Robotics

Backup-Based Safety Filters: A Comparative Review of Backup CBF, Model Predictive Shielding, and gatekeeper

A new comparative framework reveals MPS is a special case of gatekeeper, clarifying a core AI safety concept.

Deep Dive

A team of researchers including Taekyung Kim, Aswin D. Menon, Akshunn Trivedi, and Dimitra Panagou has published a significant comparative review on arXiv, providing a unified framework for understanding three prominent backup-based safety filters used in robotics and autonomous systems. The paper, titled 'Backup-Based Safety Filters: A Comparative Review of Backup CBF, Model Predictive Shielding, and gatekeeper', establishes a common abstraction and shared notation to make explicit both the shared backup-policy structure and the key algorithmic differences between Backup Control Barrier Functions (Backup CBF), Model Predictive Shielding (MPS), and the gatekeeper method.

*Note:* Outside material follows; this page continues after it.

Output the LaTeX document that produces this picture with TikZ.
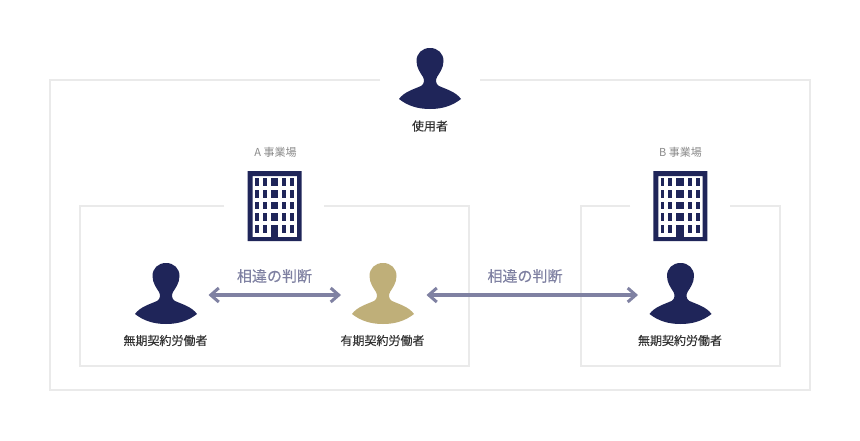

By comparing the methods through their 'filter-inactive sets'—the states where a robot's primary control policy is left unchanged—the authors demonstrate that MPS is actually a special case of the more general gatekeeper framework. Furthermore, they relate gatekeeper to the interior of the Backup CBF inactive set within what's known as the implicit safe set. This unified analysis highlights a critical source of conservatism inherent to these approaches: safety is often evaluated based on the feasibility of executing a pre-planned emergency 'backup' maneuver, rather than assessing the nominal policy's ability to continue operating safely. The paper is positioned as a compact tutorial and review intended to clarify the theoretical connections and practical differences among these essential safety methods for engineers and researchers.

Key Points
  • Establishes a unified comparative framework for three backup-based safety filters: Backup CBF, MPS, and gatekeeper.
  • Demonstrates that Model Predictive Shielding (MPS) is a special case of the more general gatekeeper method.
  • Identifies a key source of conservatism: evaluating safety via backup maneuver feasibility rather than the nominal policy's continued safe execution.

Why It Matters

Clarifies foundational safety concepts for engineers building reliable autonomous robots and AI systems that interact with the physical world.